→ **Exercise task**
Copy out the listing that follows exactly, dropping every picture.
-- start --
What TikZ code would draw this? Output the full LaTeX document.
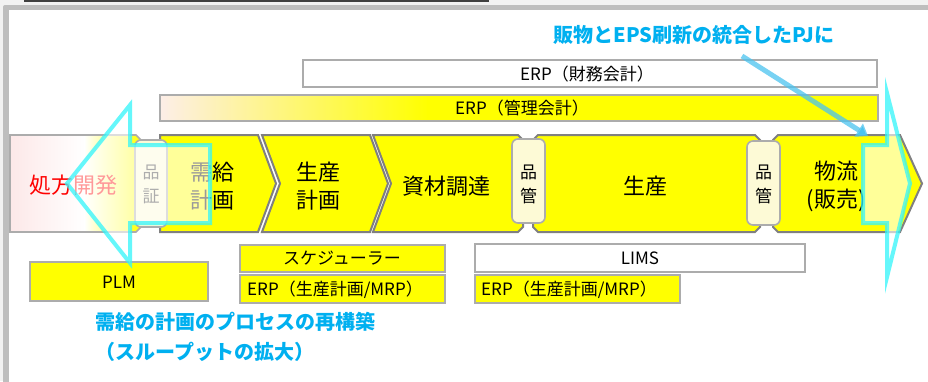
\documentclass[tikz,border=0pt]{standalone}
\usepackage{fontspec}
\setmainfont{Noto Sans CJK JP}
\usetikzlibrary{arrows.meta}
\definecolor{yel}{RGB}{255,255,0}
\definecolor{chevb}{RGB}{128,128,128}
\definecolor{boxb}{RGB}{172,172,172}
\definecolor{cream}{RGB}{253,250,214}
\definecolor{pinkc}{RGB}{253,232,232}
\definecolor{pinkl}{RGB}{253,238,232}
\definecolor{cyanb}{RGB}{50,245,250}
\definecolor{bluet}{RGB}{0,176,240}
\definecolor{arrowblue}{RGB}{75,195,240}
\definecolor{bggrey}{RGB}{242,242,242}
\definecolor{panelb}{RGB}{190,190,190}
\tikzset{
  chev/.style={fill=yel,draw=chevb,line width=2pt,line join=miter},
  lbox/.style={draw=boxb,line width=1.6pt},
  qbox/.style={fill=cream,draw=boxb,line width=1.6pt,rounded corners=6pt},
  ctext/.style={font=\fontsize{22}{28}\selectfont,align=center,inner sep=0pt},
  qtext/.style={font=\fontsize{17}{24}\selectfont,align=center,inner sep=0pt},
  btext/.style={font=\fontsize{17}{20}\selectfont,inner sep=0pt},
  bluetext/.style={font=\bfseries\fontsize{20}{30}\selectfont,text=bluet,inner sep=0pt},
  overlay arrow/.style={draw=cyanb,draw opacity=0.75,line width=4pt,fill=white,fill opacity=0.6,line join=miter},
  diag/.style={draw=arrowblue,draw opacity=0.75,line width=5pt,-{Triangle[length=11pt,width=15pt]}}
}
\begin{document}
\begin{tikzpicture}[x=1pt,y=-1pt]
\useasboundingbox (0,0) rectangle (928,381);
% background and panel
\fill[bggrey] (0,0) rectangle (928,381);
\fill[black!75] (24,0) rectangle (489,2);
\fill[panelb,rounded corners=2pt] (3,5) rectangle (940,400);
\fill[white] (9,10) rectangle (940,400);

% ERP bars
\draw[lbox,fill=white] (303,60) rectangle (877,87);
\node[btext] (erpf) at (587,74) {ERP（財務会計）};
\fill[left color=pinkl,right color=yel] (160,95) rectangle (428,121);
\fill[yel] (427,95) rectangle (878,121);
\draw[lbox] (160,95) rectangle (878,121);
\node[btext] (erpk) at (522,108) {ERP（管理会計）};

% left box 処方開発
\begin{scope}
\clip (10,135) -- (136,135) -- (141,140) -- (141,227) -- (136,232) -- (10,232) -- cycle;
\fill[left color=pinkc,right color=white] (10,135) rectangle (85,232);
\fill[left color=white,right color=yel] (84,135) rectangle (142,232);
\end{scope}
\draw[draw=boxb,line width=1.6pt] (10,135) -- (136,135) -- (141,140) -- (141,227) -- (136,232) -- (10,232) -- cycle;
\node[ctext,text=red] (shoho) at (73,185) {処方開発};

% chevrons
\draw[chev] (160,135) -- (258,135) -- (276,183.5) -- (258,232) -- (160,232) -- cycle;
\draw[chev] (262,135) -- (370,135) -- (388,183.5) -- (370,232) -- (262,232) -- (280,183.5) -- cycle;
\draw[chev] (373,135) -- (518,135) -- (523,140) -- (523,227) -- (518,232) -- (373,232) -- (391,183.5) -- cycle;
\draw[chev] (538,135) -- (755,135) -- (760,140) -- (760,227) -- (755,232) -- (538,232) -- (533,227) -- (533,140) -- cycle;
\draw[chev] (778,135) -- (900,135) -- (922,183.5) -- (900,232) -- (778,232) -- (773,227) -- (773,140) -- cycle;

% quality boxes
\draw[qbox] (135,140) rectangle (167,227);
\node[qtext,text=black!80] (hinsho) at (151,184) {品\\証};
\draw[qbox] (512,139) rectangle (545,223);
\node[qtext] (hinkan1) at (528.5,184) {品\\管};
\draw[qbox] (747,141) rectangle (780,225);
\node[qtext] (hinkan2) at (763.5,184) {品\\管};

% chevron texts
\node[ctext] (jukyu) at (212,186) {需給\\計画};
\node[ctext] (seisankeikaku) at (318,186) {生産\\計画};
\node[ctext] (shizai) at (446,186) {資材調達};
\node[ctext] (seisan) at (645,186) {生産};
\node[ctext] (butsuryu) at (836,186) {物流\\(販売)};

% lower boxes
\draw[lbox,fill=yel] (30,262) rectangle (208,301);
\node[btext] (plm) at (119,282) {PLM};
\draw[lbox,fill=yel] (240,245) rectangle (445,272);
\node[btext] (sched) at (342,258) {スケジューラー};
\draw[lbox,fill=yel] (240,275) rectangle (445,303);
\node[btext,anchor=west] (erpm1) at (247,289.5) {ERP（生産計画/MRP）};
\draw[lbox,fill=white] (475,244) rectangle (805,272);
\node[btext] (lims) at (640,258) {LIMS};
\draw[lbox,fill=yel] (475,275) rectangle (680,303);
\node[btext,anchor=west] (erpm2) at (481,289.5) {ERP（生産計画/MRP）};

% overlay arrows
\draw[overlay arrow] (67,183.5) -- (130,105) -- (130,145) -- (210,145) -- (210,223) -- (130,223) -- (130,263) -- cycle;
\draw[overlay arrow] (863,145) -- (887,145) -- (887,93) -- (910,183.5) -- (887,277) -- (887,223) -- (863,223) -- cycle;

% texts in blue
\node[bluetext] (pj) at (694,35) {販物とEPS刷新の統合したPJに};
\coordinate (pjstart) at (742,56);
\coordinate (pjend) at (868,136);
\draw[diag] (pjstart) -- (pjend);
\node[bluetext,anchor=west] (kouchiku) at (95,322) {需給の計画のプロセスの再構築};
\node[bluetext,anchor=west] (kakudai) at (95,352) {（スループットの拡大）};
\end{tikzpicture}
\end{document}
-- end --
→ **Response to this task**
What TikZ code would draw this? Output the full LaTeX document.
\documentclass[tikz,border=0pt]{standalone}
\usepackage{fontspec}
\setmainfont{Noto Sans CJK JP}
\usetikzlibrary{arrows.meta}
\definecolor{yel}{RGB}{255,255,0}
\definecolor{chevb}{RGB}{128,128,128}
\definecolor{boxb}{RGB}{172,172,172}
\definecolor{cream}{RGB}{253,250,214}
\definecolor{pinkc}{RGB}{253,232,232}
\definecolor{pinkl}{RGB}{253,238,232}
\definecolor{cyanb}{RGB}{50,245,250}
\definecolor{bluet}{RGB}{0,176,240}
\definecolor{arrowblue}{RGB}{75,195,240}
\definecolor{bggrey}{RGB}{242,242,242}
\definecolor{panelb}{RGB}{190,190,190}
\tikzset{
  chev/.style={fill=yel,draw=chevb,line width=2pt,line join=miter},
  lbox/.style={draw=boxb,line width=1.6pt},
  qbox/.style={fill=cream,draw=boxb,line width=1.6pt,rounded corners=6pt},
  ctext/.style={font=\fontsize{22}{28}\selectfont,align=center,inner sep=0pt},
  qtext/.style={font=\fontsize{17}{24}\selectfont,align=center,inner sep=0pt},
  btext/.style={font=\fontsize{17}{20}\selectfont,inner sep=0pt},
  bluetext/.style={font=\bfseries\fontsize{20}{30}\selectfont,text=bluet,inner sep=0pt},
  overlay arrow/.style={draw=cyanb,draw opacity=0.75,line width=4pt,fill=white,fill opacity=0.6,line join=miter},
  diag/.style={draw=arrowblue,draw opacity=0.75,line width=5pt,-{Triangle[length=11pt,width=15pt]}}
}
\begin{document}
\begin{tikzpicture}[x=1pt,y=-1pt]
\useasboundingbox (0,0) rectangle (928,381);
% background and panel
\fill[bggrey] (0,0) rectangle (928,381);
\fill[black!75] (24,0) rectangle (489,2);
\fill[panelb,rounded corners=2pt] (3,5) rectangle (940,400);
\fill[white] (9,10) rectangle (940,400);

% ERP bars
\draw[lbox,fill=white] (303,60) rectangle (877,87);
\node[btext] (erpf) at (587,74) {ERP（財務会計）};
\fill[left color=pinkl,right color=yel] (160,95) rectangle (428,121);
\fill[yel] (427,95) rectangle (878,121);
\draw[lbox] (160,95) rectangle (878,121);
\node[btext] (erpk) at (522,108) {ERP（管理会計）};

% left box 処方開発
\begin{scope}
\clip (10,135) -- (136,135) -- (141,140) -- (141,227) -- (136,232) -- (10,232) -- cycle;
\fill[left color=pinkc,right color=white] (10,135) rectangle (85,232);
\fill[left color=white,right color=yel] (84,135) rectangle (142,232);
\end{scope}
\draw[draw=boxb,line width=1.6pt] (10,135) -- (136,135) -- (141,140) -- (141,227) -- (136,232) -- (10,232) -- cycle;
\node[ctext,text=red] (shoho) at (73,185) {処方開発};

% chevrons
\draw[chev] (160,135) -- (258,135) -- (276,183.5) -- (258,232) -- (160,232) -- cycle;
\draw[chev] (262,135) -- (370,135) -- (388,183.5) -- (370,232) -- (262,232) -- (280,183.5) -- cycle;
\draw[chev] (373,135) -- (518,135) -- (523,140) -- (523,227) -- (518,232) -- (373,232) -- (391,183.5) -- cycle;
\draw[chev] (538,135) -- (755,135) -- (760,140) -- (760,227) -- (755,232) -- (538,232) -- (533,227) -- (533,140) -- cycle;
\draw[chev] (778,135) -- (900,135) -- (922,183.5) -- (900,232) -- (778,232) -- (773,227) -- (773,140) -- cycle;

% quality boxes
\draw[qbox] (135,140) rectangle (167,227);
\node[qtext,text=black!80] (hinsho) at (151,184) {品\\証};
\draw[qbox] (512,139) rectangle (545,223);
\node[qtext] (hinkan1) at (528.5,184) {品\\管};
\draw[qbox] (747,141) rectangle (780,225);
\node[qtext] (hinkan2) at (763.5,184) {品\\管};

% chevron texts
\node[ctext] (jukyu) at (212,186) {需給\\計画};
\node[ctext] (seisankeikaku) at (318,186) {生産\\計画};
\node[ctext] (shizai) at (446,186) {資材調達};
\node[ctext] (seisan) at (645,186) {生産};
\node[ctext] (butsuryu) at (836,186) {物流\\(販売)};

% lower boxes
\draw[lbox,fill=yel] (30,262) rectangle (208,301);
\node[btext] (plm) at (119,282) {PLM};
\draw[lbox,fill=yel] (240,245) rectangle (445,272);
\node[btext] (sched) at (342,258) {スケジューラー};
\draw[lbox,fill=yel] (240,275) rectangle (445,303);
\node[btext,anchor=west] (erpm1) at (247,289.5) {ERP（生産計画/MRP）};
\draw[lbox,fill=white] (475,244) rectangle (805,272);
\node[btext] (lims) at (640,258) {LIMS};
\draw[lbox,fill=yel] (475,275) rectangle (680,303);
\node[btext,anchor=west] (erpm2) at (481,289.5) {ERP（生産計画/MRP）};

% overlay arrows
\draw[overlay arrow] (67,183.5) -- (130,105) -- (130,145) -- (210,145) -- (210,223) -- (130,223) -- (130,263) -- cycle;
\draw[overlay arrow] (863,145) -- (887,145) -- (887,93) -- (910,183.5) -- (887,277) -- (887,223) -- (863,223) -- cycle;

% texts in blue
\node[bluetext] (pj) at (694,35) {販物とEPS刷新の統合したPJに};
\coordinate (pjstart) at (742,56);
\coordinate (pjend) at (868,136);
\draw[diag] (pjstart) -- (pjend);
\node[bluetext,anchor=west] (kouchiku) at (95,322) {需給の計画のプロセスの再構築};
\node[bluetext,anchor=west] (kakudai) at (95,352) {（スループットの拡大）};
\end{tikzpicture}
\end{document}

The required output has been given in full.